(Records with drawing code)
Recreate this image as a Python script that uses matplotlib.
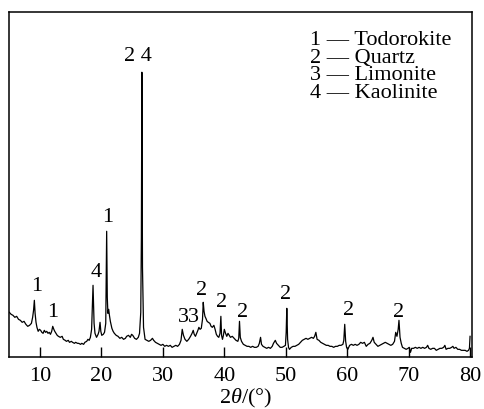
import matplotlib
matplotlib.use("Agg")
import matplotlib.pyplot as plt

plt.rcParams["font.family"] = ["Liberation Serif", "DejaVu Serif"]
plt.rcParams["mathtext.fontset"] = "custom"
plt.rcParams["mathtext.it"] = "Liberation Serif:italic"
plt.rcParams["mathtext.rm"] = "Liberation Serif"

# XRD pattern: diffraction angle 2θ (°) and intensity (a.u.)
two_theta = [
    5.0, 5.3, 5.6, 5.9, 6.2, 6.5, 6.8, 7.1, 7.4, 7.7, 8.0, 8.3, 8.6, 8.8, 8.95, 9.08, 9.2, 9.35,
    9.5, 9.7, 9.9, 10.1, 10.3, 10.5, 10.7, 10.9, 11.1, 11.3, 11.5, 11.7, 11.9, 12.07, 12.25, 12.4,
    12.6, 12.8, 13.0, 13.3, 13.6, 13.8, 14.1, 14.3, 14.6, 14.8, 15.1, 15.3, 15.6, 15.8, 16.1, 16.3,
    16.6, 16.8, 17.1, 17.3, 17.6, 17.8, 18.0, 18.2, 18.4, 18.63, 18.8, 18.95, 19.2, 19.45, 19.6,
    19.77, 19.9, 20.05, 20.3, 20.5, 20.7, 20.85, 20.95, 21.05, 21.18, 21.3, 21.45, 21.7, 21.9,
    22.1, 22.4, 22.7, 23.0, 23.3, 23.6, 23.9, 24.1, 24.4, 24.7, 24.9, 25.1, 25.4, 25.7, 26.0, 26.2,
    26.4, 26.5, 26.58, 26.68, 26.85, 27.1, 27.4, 27.7, 28.0, 28.3, 28.5, 28.8, 29.1, 29.4, 29.7,
    30.0, 30.3, 30.6, 30.9, 31.2, 31.5, 31.8, 32.1, 32.4, 32.7, 32.95, 33.15, 33.35, 33.6, 33.9,
    34.2, 34.5, 34.75, 34.94, 35.1, 35.3, 35.5, 35.7, 35.86, 36.05, 36.25, 36.45, 36.57, 36.7,
    36.85, 37.0, 37.2, 37.4, 37.65, 37.85, 38.05, 38.3, 38.5, 38.7, 38.9, 39.1, 39.3, 39.44, 39.55,
    39.7, 39.85, 40.0, 40.2, 40.4, 40.6, 40.8, 41.0, 41.3, 41.6, 41.9, 42.2, 42.35, 42.47, 42.6,
    42.8, 43.1, 43.4, 43.7, 44.0, 44.3, 44.6, 44.9, 45.2, 45.5, 45.7, 45.9, 46.05, 46.3, 46.6,
    46.9, 47.2, 47.5, 47.8, 48.0, 48.3, 48.5, 48.8, 49.1, 49.4, 49.7, 49.95, 50.07, 50.17, 50.3,
    50.45, 50.6, 50.9, 51.2, 51.5, 51.8, 52.1, 52.4, 52.7, 53.0, 53.3, 53.6, 53.9, 54.2, 54.5, 54.7,
    54.9, 55.1, 55.4, 55.7, 56.0, 56.3, 56.6, 56.9, 57.2, 57.5, 57.8, 58.1, 58.4, 58.7, 59.0, 59.3,
    59.45, 59.6, 59.75, 59.9, 60.1, 60.4, 60.7, 61.0, 61.3, 61.6, 61.9, 62.2, 62.5, 62.8, 63.1,
    63.4, 63.7, 64.0, 64.2, 64.4, 64.7, 65.0, 65.3, 65.6, 65.9, 66.2, 66.5, 66.8, 67.1, 67.4, 67.7,
    67.9, 68.1, 68.3, 68.43, 68.6, 68.8, 69.0, 69.3, 69.6, 69.9, 70.1, 70.3, 70.5, 70.8, 71.1,
    71.4, 71.7, 72.0, 72.3, 72.6, 72.9, 73.1, 73.3, 73.6, 73.9, 74.2, 74.5, 74.8, 75.1, 75.4,
    75.7, 75.9, 76.1, 76.4, 76.7, 77.0, 77.2, 77.4, 77.7, 78.0, 78.3, 78.6, 78.9, 79.2, 79.5,
    79.75, 79.9, 80.0,
]
intensity = [
    45, 43, 42, 40, 41, 38, 37, 35, 36, 33, 31, 32, 34, 40, 47, 57, 44, 35,
    30, 26, 28, 27, 25, 24, 27, 25, 26, 24, 25, 23, 26, 31, 28, 26,
    24, 22, 21, 20, 21, 18, 17, 16, 17, 15, 16, 15, 14, 15, 14, 14,
    13, 14, 13, 15, 16, 18, 17, 20, 28, 72, 34, 24, 20, 23, 26,
    35, 26, 22, 23, 25, 34, 126, 60, 44, 48, 42, 36, 29, 26,
    24, 22, 21, 19, 20, 18, 19, 21, 22, 20, 23, 22, 19, 18, 20, 24,
    45, 120, 285, 90, 30, 18, 17, 16, 17, 19, 17, 15, 14, 13, 12,
    13, 11, 12, 11, 12, 10, 11, 12, 11, 13, 17, 28, 22, 18, 16,
    18, 21, 24, 27, 23, 21, 24, 27, 30, 28, 29, 38, 55, 46,
    41, 39, 36, 35, 34, 31, 30, 32, 28, 23, 21, 20, 24, 41, 22,
    18, 22, 28, 24, 21, 24, 22, 20, 21, 19, 17, 16, 19, 36, 20,
    16, 13, 12, 11, 11, 10, 11, 10, 10, 11, 14, 20, 13, 11, 10,
    9, 10, 9, 11, 14, 17, 14, 12, 10, 10, 11, 12, 25, 49, 18,
    10, 8, 10, 11, 11, 12, 13, 15, 17, 18, 19, 18, 19, 20, 19, 21,
    25, 18, 17, 15, 14, 13, 12, 12, 11, 11, 10, 11, 11, 12, 12, 13,
    17, 33, 16, 10, 8, 12, 13, 12, 13, 12, 13, 15, 14, 15, 11,
    13, 14, 17, 20, 15, 13, 11, 12, 13, 14, 15, 14, 13, 12, 13, 16,
    25, 21, 28, 37, 20, 14, 10, 9, 8, 9, 10, 5, 9, 9, 10,
    9, 10, 9, 10, 9, 10, 12, 9, 8, 9, 9, 7, 8, 9, 9,
    10, 12, 8, 9, 9, 10, 11, 9, 10, 8, 8, 7, 7, 7, 6,
    7, 9, 21,
]

# Phase markers above the diffraction peaks
marker_text = ["1", "1", "4", "1", "2 4", "33", "2", "2", "2", "2", "2", "2"]
marker_x = [9.46, 12.1, 19.07, 21.0, 25.96, 34.2, 36.3, 39.5, 43.0, 50.0, 60.16, 68.4]
marker_y = [72, 45.5, 86, 141, 302, 40.5, 68, 55.5, 45.5, 64, 48, 46.3]

# Phase key
phase_labels = ["1 \u2014 Todorokite", "2 \u2014 Quartz", "3 \u2014 Limonite", "4 \u2014 Kaolinite"]

x_ticks = [10, 20, 30, 40, 50, 60, 70, 80]

fig = plt.figure(figsize=(4.84, 4.10), dpi=100)
ax = fig.add_axes([0.0192, 0.126, 0.9558, 0.843])

ax.plot(two_theta, intensity, color="black", lw=0.9)

ax.set_xlim(5, 80.3)
ax.set_ylim(0, 345.5)
ax.set_xticks(x_ticks)
ax.set_xticklabels([str(t) for t in x_ticks])
ax.set_yticks([])
ax.tick_params(axis="x", direction="in", length=7, width=1, labelsize=16, pad=6)
for s in ax.spines.values():
    s.set_linewidth(1.1)

for t, x, y in zip(marker_text, marker_x, marker_y):
    ax.text(x, y, t, fontsize=16, ha="center", va="center")

for i, lab in enumerate(phase_labels):
    fig.text(310 / 484, 1 - (40.5 + 17.5 * i) / 410, lab, fontsize=16,
             ha="left", va="center")

fig.text(246 / 484, 1 - 398 / 410, r"2$\it{\theta}$/(°)", fontsize=16,
         ha="center", va="center")

fig.savefig("out.png", dpi=100)
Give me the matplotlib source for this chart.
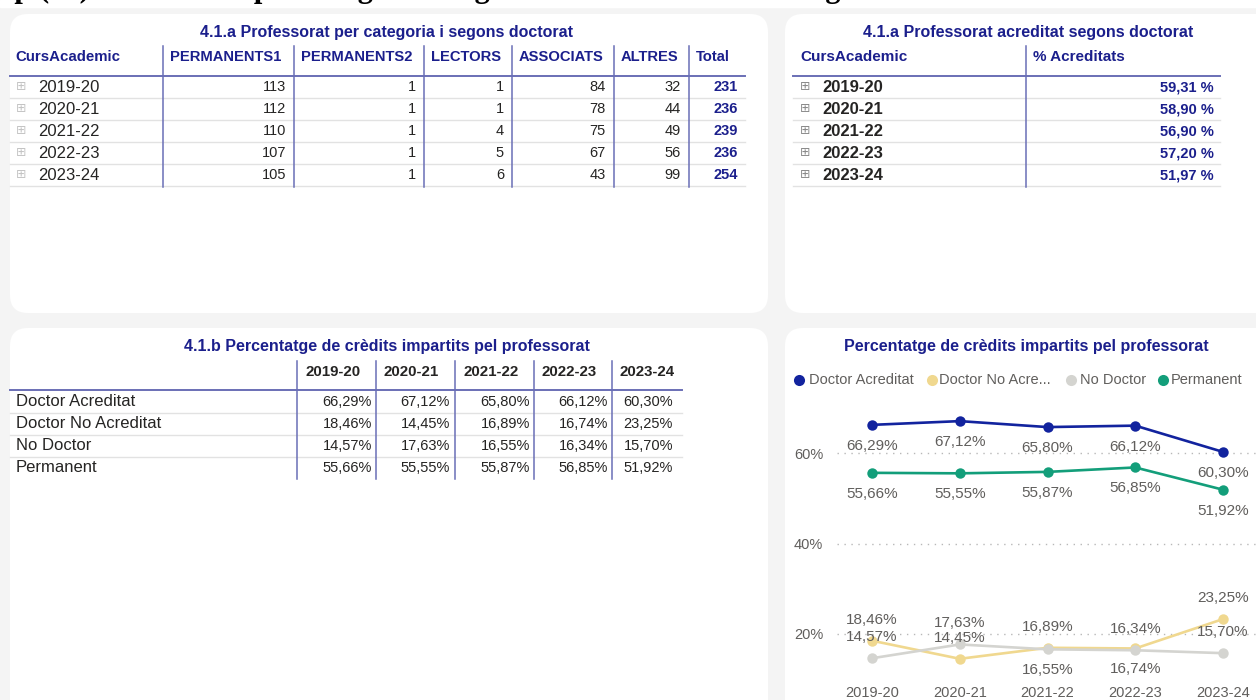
import matplotlib.pyplot as plt
from matplotlib.patches import FancyBboxPatch, Rectangle

# ---- data ----
years = ["2019-20", "2020-21", "2021-22", "2022-23", "2023-24"]

permanents1 = [113, 112, 110, 107, 105]
permanents2 = [1, 1, 1, 1, 1]
lectors = [1, 1, 4, 5, 6]
associats = [84, 78, 75, 67, 43]
altres = [32, 44, 49, 56, 99]
totals = [231, 236, 239, 236, 254]

pct_acreditats = [59.31, 58.90, 56.90, 57.20, 51.97]

categories = ["Doctor Acreditat", "Doctor No Acreditat", "No Doctor", "Permanent"]
doctor_acreditat = [66.29, 67.12, 65.80, 66.12, 60.30]
doctor_no_acreditat = [18.46, 14.45, 16.89, 16.74, 23.25]
no_doctor = [14.57, 17.63, 16.55, 16.34, 15.70]
permanent = [55.66, 55.55, 55.87, 56.85, 51.92]

# ---- style ----
NAVY = "#1b1f8c"
SEP = "#6a6fb6"
ROWLINE = "#e2e2e2"
TXT = "#252423"
GRAYTXT = "#605e5c"
BG = "#f4f4f4"
series_colors = ["#12239e", "#f0d88f", "#d4d4d0", "#139e7a"]

plt.rcParams["font.family"] = ["Liberation Sans", "DejaVu Sans"]


def pct(v, space=False):
    s = f"{v:.2f}".replace(".", ",")
    return s + (" %" if space else "%")


fig = plt.figure(figsize=(12.56, 7.0), dpi=100)
fig.patch.set_facecolor(BG)
base = fig.add_axes([0, 0, 1, 1])
base.set_xlim(0, 1256)
base.set_ylim(700, 0)
base.axis("off")

# white strip with the page title, cut off by the screenshot
base.add_patch(Rectangle((0, 0), 1256, 7, color="white", zorder=0))
base.text(-40, -2.5, "Grup (%) Professorat per categoria i segons doctorat i acreditat segons doctorat",
          family="Liberation Serif", weight="bold", fontsize=22, va="baseline", ha="left",
          color="black", zorder=0.5)


def panel(x0, y0, x1, y1):
    base.add_patch(FancyBboxPatch((x0, y0), x1 - x0, y1 - y0,
                                  boxstyle="round,pad=0,rounding_size=18",
                                  fc="white", ec="none", zorder=1))


panel(10, 14, 768, 313)
panel(785, 14, 1290, 313)
panel(10, 328, 768, 740)
panel(785, 328, 1290, 740)


def plus_icon(x, y, size=8, color="#a0a0a0"):
    base.text(x, y, "\u229e", family="DejaVu Sans", fontsize=size, color=color,
              ha="center", va="center", zorder=3)


# ---- table 4.1.a (categories) ----
base.text(386, 32, "4.1.a Professorat per categoria i segons doctorat", fontsize=11.5,
          weight="bold", color=NAVY, ha="center", va="center", zorder=3)
cols_a = ["PERMANENTS1", "PERMANENTS2", "LECTORS", "ASSOCIATS", "ALTRES", "Total"]
values_a = [permanents1, permanents2, lectors, associats, altres, totals]
sep_a = [163, 294, 424, 512, 614, 689]
right_a = [286, 416, 504, 606, 681, 738]
row_y = [87 + 22 * i for i in range(len(years))]

base.text(15, 57, "CursAcademic", fontsize=10.8, weight="bold", color=NAVY, va="center", zorder=3)
for name, sx in zip(cols_a, sep_a):
    base.text(sx + 7, 57, name, fontsize=10.6, weight="bold", color=NAVY, va="center", zorder=3)
    base.plot([sx, sx], [46, 187], color=SEP, lw=1.1, zorder=3)
base.plot([10, 745], [76, 76], color=SEP, lw=1.4, zorder=3)
for i, (yr, y) in enumerate(zip(years, row_y)):
    plus_icon(21, y - 1, size=9, color="#c4c4c4")
    base.text(38, y, yr, fontsize=12, color=TXT, va="center", zorder=3)
    for j, (vals, rx) in enumerate(zip(values_a, right_a)):
        last = j == len(values_a) - 1
        base.text(rx, y, str(vals[i]), fontsize=10.5,
                  weight="bold" if last else "normal", color=NAVY if last else TXT,
                  ha="right", va="center", zorder=3)
    base.plot([10, 745], [y + 11, y + 11], color=ROWLINE, lw=1, zorder=2)

# ---- table 4.1.a (acreditat) ----
base.text(1028, 32, "4.1.a Professorat acreditat segons doctorat", fontsize=11.5,
          weight="bold", color=NAVY, ha="center", va="center", zorder=3)
base.text(800, 57, "CursAcademic", fontsize=11, weight="bold", color=NAVY, va="center", zorder=3)
base.text(1033, 57, "% Acreditats", fontsize=11, weight="bold", color=NAVY, va="center", zorder=3)
base.plot([1026, 1026], [46, 187], color=SEP, lw=1.1, zorder=3)
base.plot([793, 1220], [76, 76], color=SEP, lw=1.4, zorder=3)
for yr, v, y in zip(years, pct_acreditats, row_y):
    plus_icon(805, y - 1, size=9, color="#8a8a8a")
    base.text(822, y, yr, fontsize=12, weight="bold", color=TXT, va="center", zorder=3)
    base.text(1214, y, pct(v, space=True), fontsize=10.5, weight="bold", color=NAVY,
              ha="right", va="center", zorder=3)
    base.plot([793, 1220], [y + 11, y + 11], color=ROWLINE, lw=1, zorder=2)

# ---- table 4.1.b ----
base.text(387, 347, "4.1.b Percentatge de crèdits impartits pel professorat", fontsize=11.5,
          weight="bold", color=NAVY, ha="center", va="center", zorder=3)
sep_c = [297, 376, 455, 534, 612]
right_c = [372, 450, 530, 608, 673]
series = [doctor_acreditat, doctor_no_acreditat, no_doctor, permanent]
for yr, sx in zip(years, sep_c):
    base.text(sx + 8, 372, yr, fontsize=10.8, weight="bold", color=TXT, va="center", zorder=3)
    base.plot([sx, sx], [361, 479], color=SEP, lw=1.1, zorder=3)
base.plot([10, 682], [389.5, 389.5], color=SEP, lw=1.4, zorder=3)
for k, (cat, vals) in enumerate(zip(categories, series)):
    y = 402 + 22 * k
    base.text(16, y, cat, fontsize=12, color=TXT, va="center", zorder=3)
    for v, rx in zip(vals, right_c):
        base.text(rx, y, pct(v), fontsize=10.5, color=TXT, ha="right", va="center", zorder=3)
    if k < len(categories) - 1:
        base.plot([10, 682], [y + 11, y + 11], color=ROWLINE, lw=1, zorder=2)

# ---- line chart ----
base.text(1026, 346, "Percentatge de crèdits impartits pel professorat", fontsize=11.5,
          weight="bold", color=NAVY, ha="center", va="center", zorder=3)
legend_pos = [(799, 809), (932, 939), (1071, 1080), (1163, 1171)]
legend_names = ["Doctor Acreditat", "Doctor No Acre...", "No Doctor", "Permanent"]
for (cx, tx), name, col in zip(legend_pos, legend_names, series_colors):
    base.plot([cx], [380], marker="o", ms=8, color=col, mec="none", zorder=3)
    base.text(tx, 380, name, fontsize=10.5, color=GRAYTXT, va="center", zorder=3)

ax = fig.add_axes([837 / 1256, 1 - 680 / 700, (1256 - 837) / 1256, (680 - 395) / 700])
ax.set_facecolor("none")
x = list(range(len(years)))
ax.set_xlim(-0.399, 4.376)
ax.set_ylim((724 - 680) / 4.5125, (724 - 395) / 4.5125)
for spine in ax.spines.values():
    spine.set_visible(False)
ax.set_yticks([20, 40, 60])
ax.set_yticklabels(["20%", "40%", "60%"])
ax.set_xticks(x)
ax.set_xticklabels(years)
ax.tick_params(axis="both", length=0, labelsize=10.5, labelcolor=GRAYTXT)
ax.tick_params(axis="y", pad=10)
ax.tick_params(axis="x", pad=4)
ax.yaxis.grid(True, linestyle=(0, (1, 4)), color="#b8b8b8", lw=1)
ax.set_axisbelow(True)

# label placement per point: -1 above, +1 below
label_side = [
    [1, 1, 1, 1, 1],
    [-1, -1, -1, 1, -1],
    [-1, -1, 1, -1, -1],
    [1, 1, 1, 1, 1],
]
for vals, col, sides in zip(series, series_colors, label_side):
    ax.plot(x, vals, color=col, lw=1.9, marker="o", ms=7.5, mec="none", zorder=3)
    for xi, v, s in zip(x, vals, sides):
        ax.annotate(pct(v), (xi, v), xytext=(0, -21 * s), textcoords="offset pixels",
                    ha="center", va="center", fontsize=11, color=GRAYTXT, zorder=4)

fig.savefig("out.png", dpi=100, facecolor=fig.get_facecolor())
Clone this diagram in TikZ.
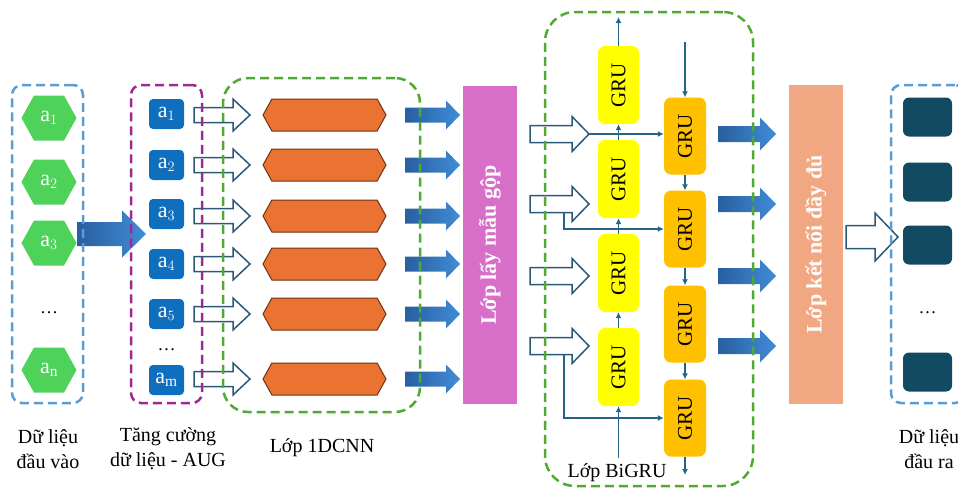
\documentclass[tikz,border=0pt]{standalone}
\usepackage{fontspec}
\setmainfont{Liberation Serif}
\usetikzlibrary{shapes,arrows,arrows.meta,positioning,calc}
\definecolor{inblue}{RGB}{91,155,213}
\definecolor{hexgreen}{RGB}{78,210,90}
\definecolor{augpurple}{RGB}{160,40,150}
\definecolor{sqblue}{RGB}{16,110,190}
\definecolor{dashgreen}{RGB}{80,170,50}
\definecolor{cnnorange}{RGB}{235,115,50}
\definecolor{cnnedge}{RGB}{110,50,20}
\definecolor{arrdark}{RGB}{40,95,160}
\definecolor{arrlight}{RGB}{65,140,215}
\definecolor{hollowedge}{RGB}{40,90,120}
\definecolor{poolpink}{RGB}{215,110,200}
\definecolor{gruyellow}{RGB}{255,255,0}
\definecolor{gruorange}{RGB}{255,192,0}
\definecolor{linec}{RGB}{35,100,135}
\definecolor{fcsalmon}{RGB}{241,168,130}
\definecolor{outteal}{RGB}{18,74,98}

% block arrow: [style]{tail}{tip}{head length}{shaft half}{head half}
\newcommand{\barrow}[6][hollow]{%
  \draw[#1] let \p1=#2, \p2=#3 in
    ({\x1},{\y1-#5pt}) -- ({\x2-#4pt},{\y1-#5pt}) -- ({\x2-#4pt},{\y1-#6pt}) --
    ({\x2},{\y1}) -- ({\x2-#4pt},{\y1+#6pt}) -- ({\x2-#4pt},{\y1+#5pt}) --
    ({\x1},{\y1+#5pt}) -- cycle;}

\begin{document}
\begin{tikzpicture}[x=1pt, y=-1pt,
    dashbox/.style={draw, line width=2.5pt, dash pattern=on 9pt off 5pt, rounded corners=#1, inner sep=0pt},
    dashbox/.default=10pt,
    lbl/.style={align=center, font=\fontsize{20}{25}\selectfont},
    hexg/.style={shape=signal, signal to=east and west, signal pointer angle=122, fill=hexgreen, text=white,
      minimum width=55pt, minimum height=45pt, inner sep=0pt, font=\fontsize{22}{22}\selectfont},
    augsq/.style={fill=sqblue, rounded corners=4pt, text=white, minimum width=35pt, minimum height=30pt,
      inner sep=0pt, font=\fontsize{22}{22}\selectfont},
    cnnhex/.style={shape=signal, signal to=east and west, signal pointer angle=122, fill=cnnorange,
      draw=cnnedge, line width=1pt, minimum width=123pt, minimum height=32pt, inner sep=0pt},
    hollow/.style={draw=hollowedge, fill=white, line width=1.5pt, line join=miter},
    grad/.style={left color=arrdark, right color=arrlight, draw=none},
    gruy/.style={fill=gruyellow, rounded corners=7pt, minimum width=41pt, minimum height=78pt, inner sep=0pt,
      font=\fontsize{21}{21}\selectfont},
    gruo/.style={gruy, fill=gruorange, minimum width=42pt, minimum height=77pt},
    gline/.style={draw=linec, line width=1.2pt, -{Latex[length=6pt,width=6pt]}},
    bar/.style={inner sep=0pt, minimum width=54pt, text=white, font=\bfseries\fontsize{22}{22}\selectfont},
    outsq/.style={fill=outteal, rounded corners=6pt, minimum width=49pt, minimum height=39pt, inner sep=0pt}
  ]
  \useasboundingbox (0,0) rectangle (958,488);

  % Input data
  \foreach \v/\i [count=\k] in {118/1,182/2,243/3,370/\mathrm{n}}
    \node[hexg] (in\k) at (49,\v) {a$_{\i}$};
  \node (indots) at (49,313) {\fontsize{18}{18}\selectfont …};
  \node[lbl] (inlbl) at (48,449) {Dữ liệu\\đầu vào};

  \barrow[grad]{(77,234)}{(146,234)}{24}{12}{23.5}

  % Augmentation
  \foreach \v/\i [count=\k] in {114/1,165/2,214/3,264/4,314/5,380/\mathrm{m}}
    \node[augsq] (aug\k) at (166.5,\v) {a$_{\i}$};
  \node (augdots) at (166.5,350) {\fontsize{18}{18}\selectfont …};
  \node[lbl] (auglbl) at (168,449) {Tăng cường\\dữ liệu - AUG};

  % 1DCNN
  \foreach \v [count=\k] in {115,165,216,264,314,379} {
    \barrow[hollow]{(194,\v)}{(250,\v)}{17}{7.5}{16}
    \node[cnnhex] (cnn\k) at (324.5,\v) {};
    \barrow[grad]{(405,\v)}{(460,\v)}{14}{7.5}{14.5}
  }
  \node[lbl] (cnnlbl) at (322,448) {Lớp 1DCNN};

  % Pooling
  \node[bar, fill=poolpink, minimum height=318pt] (pool) at (490,245) {\rotatebox{90}{Lớp lấy mẫu gộp}};

  % BiGRU
  \foreach \v [count=\k] in {85,179,273,367}
    \node[gruy] (y\k) at (618.5,\v) {\rotatebox{90}{GRU}};
  \foreach \v [count=\k] in {136,229,324,418}
    \node[gruo] (o\k) at (685,\v) {\rotatebox{90}{GRU}};
  \foreach \v in {134,204,276,346} {
    \barrow[hollow]{(530,\v)}{(589,\v)}{17}{8.5}{17.5}
    \barrow[grad]{(718,\v)}{(776,\v)}{16}{8}{16.5}
  }
  \coordinate (ybot) at (618.5,458);
  \coordinate (ytop) at (618.5,17);
  \coordinate (otop) at (685,42);
  \coordinate (obot) at (685,475);
  \coordinate (t1) at (589,134);
  \coordinate (b2) at (564,212.5);
  \coordinate (b4) at (564,354.5);
  \draw[gline] (ybot) -- (y4);
  \draw[gline] (y4) -- (y3);
  \draw[gline] (y3) -- (y2);
  \draw[gline] (y2) -- (y1);
  \draw[gline] (y1) -- (ytop);
  \draw[gline] (otop) -- (o1);
  \draw[gline] (o1) -- (o2);
  \draw[gline] (o2) -- (o3);
  \draw[gline] (o3) -- (o4);
  \draw[gline] (o4) -- (obot);
  \draw[gline] (t1) -- (t1 -| o1.west);
  \draw[gline] (b2) |- (o2.west);
  \draw[gline] (b4) |- (o4.west);
  \node[lbl, fill=white, inner sep=1pt] (grulbl) at (617,473) {Lớp BiGRU};

  % Fully connected
  \node[bar, fill=fcsalmon, minimum height=319pt] (fc) at (816,244.5) {\rotatebox{90}{Lớp kết nối đầy đủ}};
  \barrow[hollow]{(846,237)}{(898,237)}{23}{11.5}{24}

  % Output
  \foreach \v [count=\k] in {117,182,245,372}
    \node[outsq] (out\k) at (927.5,\v) {};
  \node (outdots) at (927.5,313) {\fontsize{18}{18}\selectfont …};
  \node[lbl] (outlbl) at (929,449) {Dữ liệu\\đầu ra};

  % Dashed groups
  \node[dashbox, draw=inblue, minimum width=71pt, minimum height=318pt] (inbox) at (47.5,244) {};
  \node[dashbox, draw=augpurple, minimum width=71pt, minimum height=318pt] (augbox) at (166.5,244) {};
  \node[dashbox=25pt, draw=dashgreen, minimum width=197pt, minimum height=334pt] (cnnbox) at (321.5,245) {};
  \node[dashbox=30pt, draw=dashgreen, minimum width=208pt, minimum height=474pt] (grubox) at (649,249) {};
  \node[dashbox, draw=inblue, minimum width=74pt, minimum height=318pt] (outbox) at (928,244) {};
\end{tikzpicture}
\end{document}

• **Aim of the task**
Copy every line that contains the string "matplotlib".

• **Result**
Recreate this image as a Python script that uses matplotlib.
import matplotlib
matplotlib.use("Agg")
import matplotlib.pyplot as plt
Give me the matplotlib source for this chart.
import matplotlib.pyplot as plt
from matplotlib.patches import FancyBboxPatch, Rectangle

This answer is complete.